With the number of COVID-19 cases reaching 115 in Minnesota, 15,219 nationally, and 259,314 globally, executive orders continue to pour in and medical supply production ramps up.
To date, Gov. Tim Walz has signed 12 executive orders, three of which were signed Friday. Price gouging is now prohibited during the state of emergency, under Executive Order 20-10. The order came in response to reports of essential goods being sold at excessive prices. Unlike most states, Minnesota doesn’t typically have a statute against price gouging.
At a press conference on Friday afternoon, Walz said he’d heard reports of hand sanitizer being sold for as much as $60 a bottle.
The other two executive orders focus on continuing essential state services, including those provided by the Minnesota Department of Human Services. One order allows state agencies to waive federal requirements to ensure they continue providing services. At the same time, MNsure on March 23 will open a special enrollment period to uninsured Minnesotans starting.
On Wednesday, Walz issued another order to close salons, barber shops, tattoo parlors, spas, and similar establishments, following Tuesday’s closure of bars and restaurants.
And countless other businesses are closing their doors, even without an explicit executive order. Galleria shuttered on Thursday, while Carousel Motor Group stores and jeweler JB Hubson closed Friday.
This week, applications for unemployment benefits reached nearly 100,000.
The state’s medical system, meanwhile, is gearing up for an influx of COVID-19 cases. In response to another executive order, all Minnesota hospitals, clinics, and health systems are postponing elective surgeries and nonessential procedures, the Minnesota Hospital Association announced Thursday. Impacted patients will be contacted by their health care provider, said MHA president and CEO Dr. Rahul Koranne in a press release.
“While this is a difficult decision for the hospital and health system community, it is the right thing to do in order to protect our patients and preserve supplies, equipment and staffing for the most urgent and time-sensitive patient needs. We need to make sure we can protect our front-line care teams with supplies and prepare for the inevitable surge of COVID-19 patients,” Koranne said.
The financial implications of the pandemic still haven’t come into full view, but initial impressions look dire.
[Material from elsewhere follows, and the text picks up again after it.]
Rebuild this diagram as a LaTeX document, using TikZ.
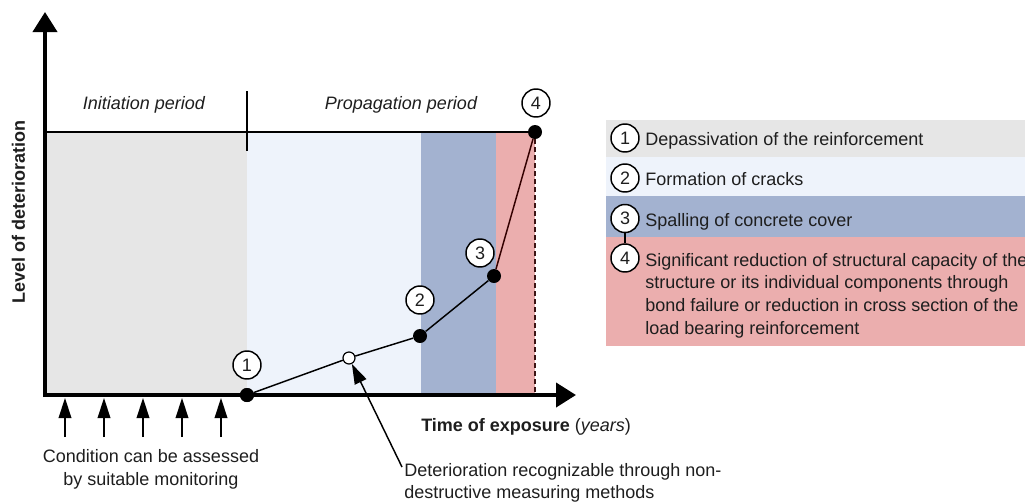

Since the start of global virus, the stock market has plummeted by about 35 percent, with the Dow dropping 925 points on Friday, marking the worst week since the 2008 financial crisis.
But Minnesota’s Fortune 500 companies are doing what they can to respond to high demand for medical supplies. 3M has doubled its global production of respirators, amounting to nearly 100 million respirators a month. The Maplewood-based company also is looking to expand its global capacity by over 30 percent within the next year.
“3M is working with governments, medical officials, customers and distributors around the world to help get supplies where they are needed most,” the company said in a statement.
The recently enacted U.S PREP Act expansion means the government assumes liability for certain products, which has allowed 3M to increase its manufacturing of standard and surgical respirators.
3M also noted that it has not changed its prices for respirators due to COVID-19, and condemned unethical, exploitative actions profiteering off the pandemic.
“3M is receiving increasing reports of fraudulent and counterfeiting activities involving 3M products,” the company said.
Medtronic, which is based in Ireland but has operational headquarters in Fridley, has increased its ventilator production by over 40 percent, the company announced Wednesday. The respirators are key life-saving devices for COVID-19 infections, as they help patients who struggle to breathe effectively. The medtech company’s increase in output follows ramped-up manufacturing efforts, additional shifts, and increased staffing.
“Medtronic recognizes the demand for ventilators in this environment has far outstripped supply,” the executive vice president and president of the Minimally Invasive Therapies Group at Medtronic, Bob White, said in a press release. “No single company will be able to fill the current demands of global healthcare systems.”
As shelves are being restocked after waves of panic-buying, Land O’Lakes president and CEO Beth Ford has reiterated the company’s confidence in the nation’s food supply.
"One of the pillars of our national security is our safe and affordable food supply," Ford said in an interview on CNN. "This isn’t about whether we have goods available. This is a distribution challenge right now."
The company is coordinating with retailers and government agencies to get food moving to where it needs to go, she said.
“Food is available. Farmers are getting into the fields, we are moving goods, milk production is strong, we are coordinating across the sector, so it is not an availability issue right now,” Ford said.
Target also says it’s investing more than $300 million in its frontline employees, the company announced Friday. This comes by way of increased hourly pay, bonuses to team leads, and access to paid leave for its vulnerable workers.
“The commitments we’re making today will provide additional resources for our most valuable asset—our team, their families and the communities impacted by the coronavirus,” Target CEO Brian Cornell said in a news release.
In addition, Target and the Target Foundation have contributed $1 million to the Target Team Member Earning Fund and $9 million to assist organizations responding to the virus.